Tessitore and Geuens’ research suggests that, for younger consumers, an evaluative intervention involving subjective opinions could be more effective due to the fact that self-monitoring is related to age. However, for older consumers, a factual intervention could do more good.

Watch the video with Professor Tessitore here:

Applications

Tina Tessitore and Maggie Geuens’ study provides valuable guidance for policy-makers on how a one-size-fits-all approach to educating the public about product placement might be ineffective. Just as advertisers and filmmakers must know their audience, policy-makers must also take their intended audience into consideration.

Methodology*

Tessitore and Geuens showed students either factual or evaluative information. The factual information involved mocked-up magazine clippings containing facts. For example, barely three months after a movie was released, a brand of candy sales rose by 65%, a rise believed to be due to their appearance in the film. An evaluative intervention involved a message from fellow students urging their companions not to be unconsciously misled by product placement. The effectiveness of product placement was examined by showing undergraduate students clips containing product placement.

References

Nathanson, A. I. (2004).

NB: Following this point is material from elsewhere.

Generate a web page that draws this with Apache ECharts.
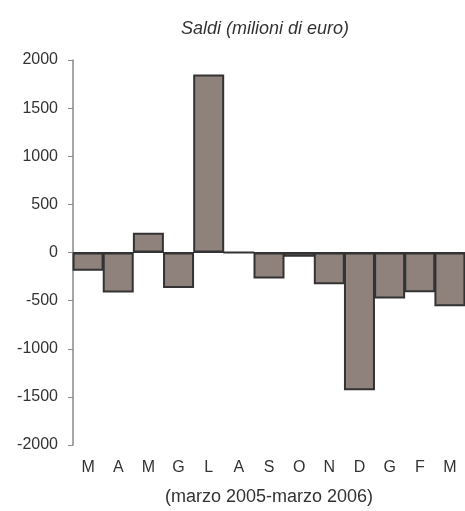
<!DOCTYPE html>
<html>
<head>
<meta charset="utf-8">
<script src="https://cdn.jsdelivr.net/npm/echarts@6/dist/echarts.min.js"></script>
<style>
  html, body { margin: 0; padding: 0; background: #fff; }
  #chart { width: 465px; height: 511px; }
</style>
</head>
<body>
<div id="chart"></div>
<script>
const months = ['M', 'A', 'M', 'G', 'L', 'A', 'S', 'O', 'N', 'D', 'G', 'F', 'M']
const saldi = [-190, -415, 205, -370, 1850, 0, -270, -45, -330, -1430, -478, -412, -558]
const yTicks = { min: -2000, max: 2000, step: 500 }

const chart = echarts.init(document.getElementById('chart'))
const font = '"Liberation Sans", Arial, sans-serif'

chart.setOption({
  animation: false,
  title: {
    text: 'Saldi (milioni di euro)',
    left: 176,
    top: 15,
    textStyle: { fontFamily: font, fontSize: 18, fontStyle: 'italic', fontWeight: 'normal', color: '#333' }
  },
  grid: { left: 73, right: 0, top: 60, bottom: 66 },
  xAxis: {
    type: 'category',
    data: months,
    axisLine: { show: false, onZero: false },
    axisTick: { show: false },
    axisLabel: { fontFamily: font, fontSize: 16, color: '#333', margin: 15 },
    name: '(marzo 2005-marzo 2006)',
    nameLocation: 'middle',
    nameGap: 43,
    nameTextStyle: { fontFamily: font, fontSize: 18, color: '#333' }
  },
  yAxis: {
    type: 'value',
    min: yTicks.min,
    max: yTicks.max,
    interval: yTicks.step,
    splitLine: { show: false },
    axisLine: { show: true, lineStyle: { color: '#8a8a8a', width: 1.5 } },
    axisTick: { show: true, length: 5, lineStyle: { color: '#8a8a8a' } },
    axisLabel: { fontFamily: font, fontSize: 16, color: '#333', margin: 15, formatter: v => String(v) }
  },
  series: [{
    type: 'bar',
    data: saldi,
    barWidth: 31,
    itemStyle: { color: '#8f827d', borderColor: '#333', borderWidth: 2 },
    markLine: {
      silent: true,
      symbol: 'none',
      label: { show: false },
      lineStyle: { color: '#333', width: 1, type: 'solid' },
      data: [{ yAxis: 0 }]
    }
  }]
})
</script>
</body>
</html>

Factual and evaluative approaches to modifying children’s responses to violent television. Journal of Communication, 54(2), 321–336.

Tessitore, T., & Geuens, M. (2013). PP for ‘product placement’ or ‘puzzled public’? The effectiveness of symbols as warnings of product placement and the moderating role of brand recall. International Journal of Advertising, 32(3), 419–442.

Tessitore, T., & Geuens, M. (2019). Arming consumers against product placement: A comparison of factual and evaluative educational interventions. Journal of Business Research, 95, 38–48. https://doi.org/10.1016/j.jbusres.2018.09.016

Tormala, Z. L., Clarkson, J. J., & Petty, R. E. (2006). Resisting persuasion by the skin of one’s teeth: The hidden success of resisted persuasive messages. Journal of Personality and Social Psychology, 91(3), 423-435.